### THE TASK
Transcribe the material word for word, but without the images.

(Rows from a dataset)
★ ★ ★ ★

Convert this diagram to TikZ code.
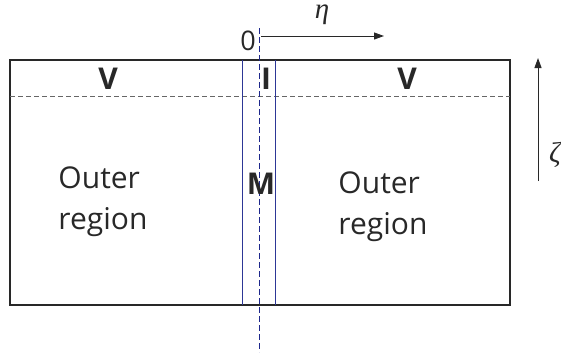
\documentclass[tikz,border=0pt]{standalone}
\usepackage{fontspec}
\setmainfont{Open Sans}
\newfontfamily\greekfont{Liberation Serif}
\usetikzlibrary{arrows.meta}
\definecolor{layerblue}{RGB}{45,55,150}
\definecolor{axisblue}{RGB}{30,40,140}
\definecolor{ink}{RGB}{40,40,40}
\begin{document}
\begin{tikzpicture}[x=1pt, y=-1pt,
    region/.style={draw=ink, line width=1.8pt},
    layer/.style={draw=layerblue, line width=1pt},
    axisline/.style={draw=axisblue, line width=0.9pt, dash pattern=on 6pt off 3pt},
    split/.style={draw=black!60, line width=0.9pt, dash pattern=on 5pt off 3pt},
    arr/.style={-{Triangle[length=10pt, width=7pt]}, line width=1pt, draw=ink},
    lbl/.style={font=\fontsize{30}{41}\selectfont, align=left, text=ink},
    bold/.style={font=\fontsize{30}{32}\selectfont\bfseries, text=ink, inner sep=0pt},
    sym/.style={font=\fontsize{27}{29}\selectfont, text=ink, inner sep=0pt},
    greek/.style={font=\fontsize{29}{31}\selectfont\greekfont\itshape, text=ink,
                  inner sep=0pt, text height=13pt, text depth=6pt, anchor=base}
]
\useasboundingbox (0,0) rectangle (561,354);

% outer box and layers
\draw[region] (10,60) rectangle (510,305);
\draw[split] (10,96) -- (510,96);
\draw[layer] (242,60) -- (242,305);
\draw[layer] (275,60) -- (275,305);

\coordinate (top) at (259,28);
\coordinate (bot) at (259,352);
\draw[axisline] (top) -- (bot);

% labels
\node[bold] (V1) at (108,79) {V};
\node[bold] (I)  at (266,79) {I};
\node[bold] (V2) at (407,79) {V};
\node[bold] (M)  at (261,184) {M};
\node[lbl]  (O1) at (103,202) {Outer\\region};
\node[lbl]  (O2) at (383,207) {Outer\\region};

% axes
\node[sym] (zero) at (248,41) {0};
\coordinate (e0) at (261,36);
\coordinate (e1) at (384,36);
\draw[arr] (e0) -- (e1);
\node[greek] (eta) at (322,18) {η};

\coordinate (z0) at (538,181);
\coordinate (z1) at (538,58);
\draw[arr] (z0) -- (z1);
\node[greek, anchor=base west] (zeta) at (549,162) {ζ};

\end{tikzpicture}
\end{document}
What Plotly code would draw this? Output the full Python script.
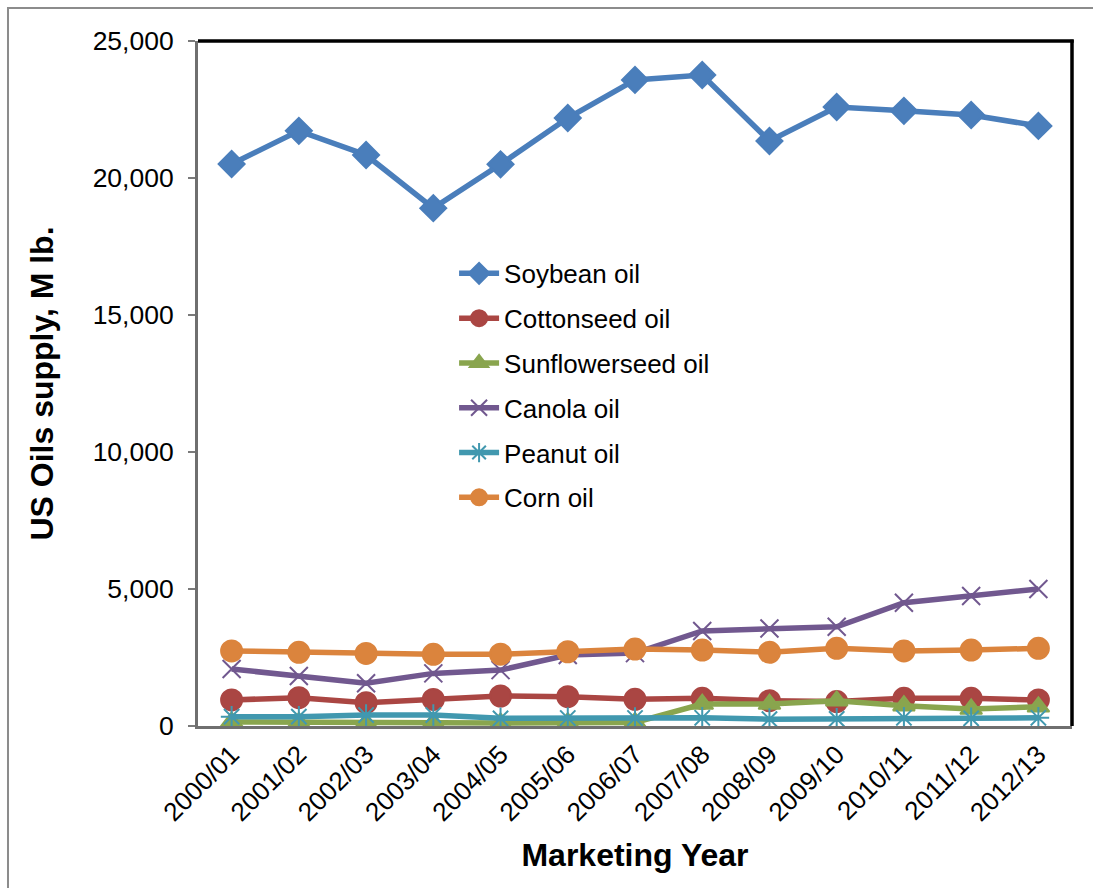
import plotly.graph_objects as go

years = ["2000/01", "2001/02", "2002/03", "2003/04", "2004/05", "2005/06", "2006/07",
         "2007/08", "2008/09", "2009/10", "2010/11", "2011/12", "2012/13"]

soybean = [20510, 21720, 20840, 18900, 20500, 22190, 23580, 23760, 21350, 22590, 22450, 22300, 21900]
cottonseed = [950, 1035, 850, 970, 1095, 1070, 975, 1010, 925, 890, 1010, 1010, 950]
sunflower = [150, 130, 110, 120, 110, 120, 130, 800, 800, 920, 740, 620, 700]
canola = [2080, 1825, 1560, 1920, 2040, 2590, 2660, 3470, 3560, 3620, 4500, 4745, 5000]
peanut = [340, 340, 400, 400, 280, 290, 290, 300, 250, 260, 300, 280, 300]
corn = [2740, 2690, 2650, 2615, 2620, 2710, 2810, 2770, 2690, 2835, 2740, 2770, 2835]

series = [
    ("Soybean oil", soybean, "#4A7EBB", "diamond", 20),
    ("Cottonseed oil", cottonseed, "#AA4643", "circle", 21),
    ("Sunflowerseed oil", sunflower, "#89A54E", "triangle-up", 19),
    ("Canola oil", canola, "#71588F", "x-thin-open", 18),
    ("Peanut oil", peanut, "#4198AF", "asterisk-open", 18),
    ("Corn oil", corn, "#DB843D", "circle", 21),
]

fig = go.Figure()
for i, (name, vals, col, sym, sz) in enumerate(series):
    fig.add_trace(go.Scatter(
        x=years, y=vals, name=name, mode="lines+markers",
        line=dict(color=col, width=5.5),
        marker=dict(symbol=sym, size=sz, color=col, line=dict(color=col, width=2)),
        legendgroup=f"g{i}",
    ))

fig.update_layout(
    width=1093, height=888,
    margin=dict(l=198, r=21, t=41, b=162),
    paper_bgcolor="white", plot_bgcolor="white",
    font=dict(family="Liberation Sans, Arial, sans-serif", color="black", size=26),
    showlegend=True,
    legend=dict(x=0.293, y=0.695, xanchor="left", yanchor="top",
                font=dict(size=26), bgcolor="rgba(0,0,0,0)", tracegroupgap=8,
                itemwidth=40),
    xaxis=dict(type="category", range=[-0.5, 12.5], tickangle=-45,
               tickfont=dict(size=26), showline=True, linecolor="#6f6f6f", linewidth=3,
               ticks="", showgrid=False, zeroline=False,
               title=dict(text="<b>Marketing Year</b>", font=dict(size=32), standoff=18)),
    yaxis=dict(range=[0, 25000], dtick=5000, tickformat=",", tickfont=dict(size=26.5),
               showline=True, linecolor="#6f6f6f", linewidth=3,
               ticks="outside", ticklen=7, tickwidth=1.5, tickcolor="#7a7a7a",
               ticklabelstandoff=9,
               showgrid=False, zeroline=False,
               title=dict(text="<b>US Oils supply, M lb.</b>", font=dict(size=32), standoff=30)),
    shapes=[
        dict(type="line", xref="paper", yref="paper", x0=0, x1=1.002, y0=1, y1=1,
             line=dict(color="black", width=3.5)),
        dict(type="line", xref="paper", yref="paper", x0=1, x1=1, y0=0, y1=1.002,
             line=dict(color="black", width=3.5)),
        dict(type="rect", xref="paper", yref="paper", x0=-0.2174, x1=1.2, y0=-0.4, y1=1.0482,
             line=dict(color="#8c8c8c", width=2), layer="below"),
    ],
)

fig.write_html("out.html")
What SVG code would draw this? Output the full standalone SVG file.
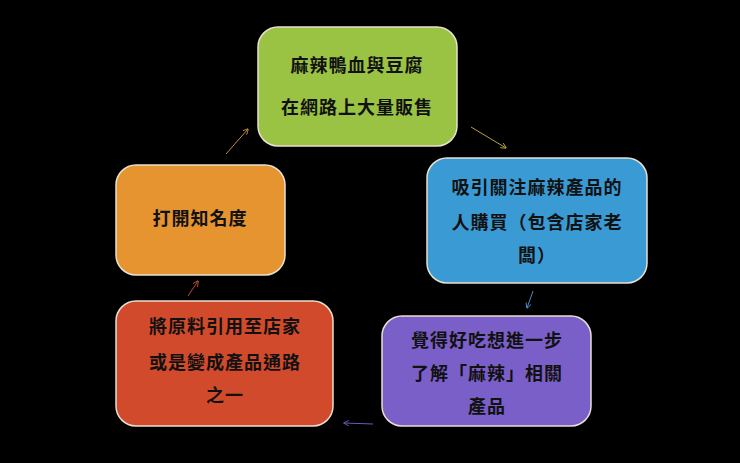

★ ★ ★ ★

### SOLUTION TO THIS TASK
Convert this diagram to TikZ code.
\documentclass[tikz,border=0pt]{standalone}
\usepackage{fontspec}
\setmainfont{Open Sans}
\newfontfamily\greekfont{Liberation Serif}
\usetikzlibrary{arrows.meta}
\definecolor{layerblue}{RGB}{45,55,150}
\definecolor{axisblue}{RGB}{30,40,140}
\definecolor{ink}{RGB}{40,40,40}
\begin{document}
\begin{tikzpicture}[x=1pt, y=-1pt,
    region/.style={draw=ink, line width=1.8pt},
    layer/.style={draw=layerblue, line width=1pt},
    axisline/.style={draw=axisblue, line width=0.9pt, dash pattern=on 6pt off 3pt},
    split/.style={draw=black!60, line width=0.9pt, dash pattern=on 5pt off 3pt},
    arr/.style={-{Triangle[length=10pt, width=7pt]}, line width=1pt, draw=ink},
    lbl/.style={font=\fontsize{30}{41}\selectfont, align=left, text=ink},
    bold/.style={font=\fontsize{30}{32}\selectfont\bfseries, text=ink, inner sep=0pt},
    sym/.style={font=\fontsize{27}{29}\selectfont, text=ink, inner sep=0pt},
    greek/.style={font=\fontsize{29}{31}\selectfont\greekfont\itshape, text=ink,
                  inner sep=0pt, text height=13pt, text depth=6pt, anchor=base}
]
\useasboundingbox (0,0) rectangle (561,354);

% outer box and layers
\draw[region] (10,60) rectangle (510,305);
\draw[split] (10,96) -- (510,96);
\draw[layer] (242,60) -- (242,305);
\draw[layer] (275,60) -- (275,305);

\coordinate (top) at (259,28);
\coordinate (bot) at (259,352);
\draw[axisline] (top) -- (bot);

% labels
\node[bold] (V1) at (108,79) {V};
\node[bold] (I)  at (266,79) {I};
\node[bold] (V2) at (407,79) {V};
\node[bold] (M)  at (261,184) {M};
\node[lbl]  (O1) at (103,202) {Outer\\region};
\node[lbl]  (O2) at (383,207) {Outer\\region};

% axes
\node[sym] (zero) at (248,41) {0};
\coordinate (e0) at (261,36);
\coordinate (e1) at (384,36);
\draw[arr] (e0) -- (e1);
\node[greek] (eta) at (322,18) {η};

\coordinate (z0) at (538,181);
\coordinate (z1) at (538,58);
\draw[arr] (z0) -- (z1);
\node[greek, anchor=base west] (zeta) at (549,162) {ζ};

\end{tikzpicture}
\end{document}
What Plotly code would draw this? Output the full Python script.
import plotly.graph_objects as go

years = ["2000/01", "2001/02", "2002/03", "2003/04", "2004/05", "2005/06", "2006/07",
         "2007/08", "2008/09", "2009/10", "2010/11", "2011/12", "2012/13"]

soybean = [20510, 21720, 20840, 18900, 20500, 22190, 23580, 23760, 21350, 22590, 22450, 22300, 21900]
cottonseed = [950, 1035, 850, 970, 1095, 1070, 975, 1010, 925, 890, 1010, 1010, 950]
sunflower = [150, 130, 110, 120, 110, 120, 130, 800, 800, 920, 740, 620, 700]
canola = [2080, 1825, 1560, 1920, 2040, 2590, 2660, 3470, 3560, 3620, 4500, 4745, 5000]
peanut = [340, 340, 400, 400, 280, 290, 290, 300, 250, 260, 300, 280, 300]
corn = [2740, 2690, 2650, 2615, 2620, 2710, 2810, 2770, 2690, 2835, 2740, 2770, 2835]

series = [
    ("Soybean oil", soybean, "#4A7EBB", "diamond", 20),
    ("Cottonseed oil", cottonseed, "#AA4643", "circle", 21),
    ("Sunflowerseed oil", sunflower, "#89A54E", "triangle-up", 19),
    ("Canola oil", canola, "#71588F", "x-thin-open", 18),
    ("Peanut oil", peanut, "#4198AF", "asterisk-open", 18),
    ("Corn oil", corn, "#DB843D", "circle", 21),
]

fig = go.Figure()
for i, (name, vals, col, sym, sz) in enumerate(series):
    fig.add_trace(go.Scatter(
        x=years, y=vals, name=name, mode="lines+markers",
        line=dict(color=col, width=5.5),
        marker=dict(symbol=sym, size=sz, color=col, line=dict(color=col, width=2)),
        legendgroup=f"g{i}",
    ))

fig.update_layout(
    width=1093, height=888,
    margin=dict(l=198, r=21, t=41, b=162),
    paper_bgcolor="white", plot_bgcolor="white",
    font=dict(family="Liberation Sans, Arial, sans-serif", color="black", size=26),
    showlegend=True,
    legend=dict(x=0.293, y=0.695, xanchor="left", yanchor="top",
                font=dict(size=26), bgcolor="rgba(0,0,0,0)", tracegroupgap=8,
                itemwidth=40),
    xaxis=dict(type="category", range=[-0.5, 12.5], tickangle=-45,
               tickfont=dict(size=26), showline=True, linecolor="#6f6f6f", linewidth=3,
               ticks="", showgrid=False, zeroline=False,
               title=dict(text="<b>Marketing Year</b>", font=dict(size=32), standoff=18)),
    yaxis=dict(range=[0, 25000], dtick=5000, tickformat=",", tickfont=dict(size=26.5),
               showline=True, linecolor="#6f6f6f", linewidth=3,
               ticks="outside", ticklen=7, tickwidth=1.5, tickcolor="#7a7a7a",
               ticklabelstandoff=9,
               showgrid=False, zeroline=False,
               title=dict(text="<b>US Oils supply, M lb.</b>", font=dict(size=32), standoff=30)),
    shapes=[
        dict(type="line", xref="paper", yref="paper", x0=0, x1=1.002, y0=1, y1=1,
             line=dict(color="black", width=3.5)),
        dict(type="line", xref="paper", yref="paper", x0=1, x1=1, y0=0, y1=1.002,
             line=dict(color="black", width=3.5)),
        dict(type="rect", xref="paper", yref="paper", x0=-0.2174, x1=1.2, y0=-0.4, y1=1.0482,
             line=dict(color="#8c8c8c", width=2), layer="below"),
    ],
)

fig.write_html("out.html")
What SVG code would draw this? Output the full standalone SVG file.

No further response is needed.